MOSFETs offer several advantages over BJTs (Bipolar Junction Transistors) in various applications, primarily due to their different operating principles and characteristics. One key advantage of MOSFETs is their ability to switch rapidly and efficiently in response to voltage signals applied to the gate terminal. Unlike BJTs, which are current-controlled devices, MOSFETs are voltage-controlled, meaning they require very little input current to control a larger current flow between the source and drain terminals.
This property results in lower drive power requirements and reduced control circuit complexity in many applications.
When controlling devices like DC motors, MOSFETs are often preferred over BJTs due to their high input impedance, which minimizes input current and power losses. This makes MOSFETs more efficient in switching applications, where energy conservation and precise control are crucial.

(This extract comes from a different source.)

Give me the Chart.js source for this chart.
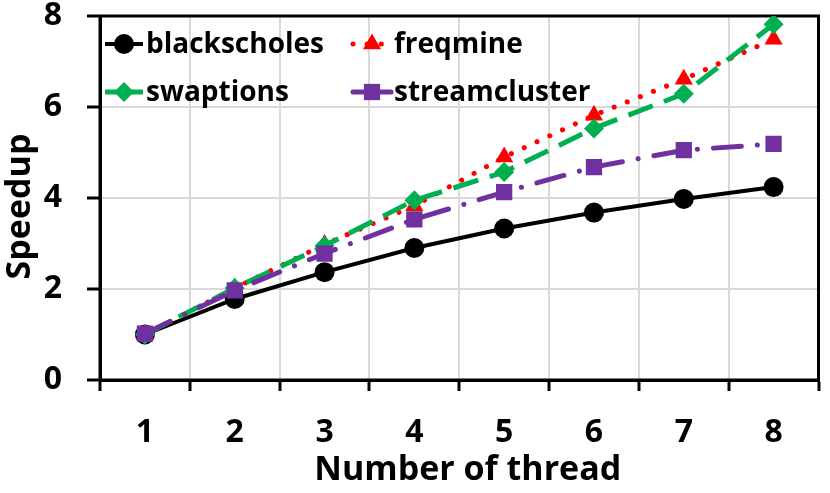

MOSFETs can handle high currents and voltages with minimal power dissipation, making them suitable for switching heavy loads like DC motors without significant heat generation or inefficiencies.
In terms of speed, MOSFETs generally switch faster than BJTs because they have no minority carrier storage time and exhibit less charge storage delay.
This characteristic allows MOSFETs to achieve higher switching frequencies, making them ideal for applications requiring rapid on-off transitions and high-speed operation.
However, MOSFETs also have some disadvantages compared to BJTs.
One notable drawback is their susceptibility to damage from static electricity and electrostatic discharge (ESD), which can lead to gate oxide breakdown and permanent device failure if not properly protected.
Additionally, MOSFETs can be more expensive and complex to manufacture than BJTs, particularly in high-power applications where large-scale integration and current handling capabilities are paramount.
In summary, while MOSFETs offer significant advantages in terms of efficiency, speed, and ease of control over BJTs in many applications, engineers must carefully consider specific application requirements, cost considerations, and potential limitations to determine the most suitable transistor technology for their designs.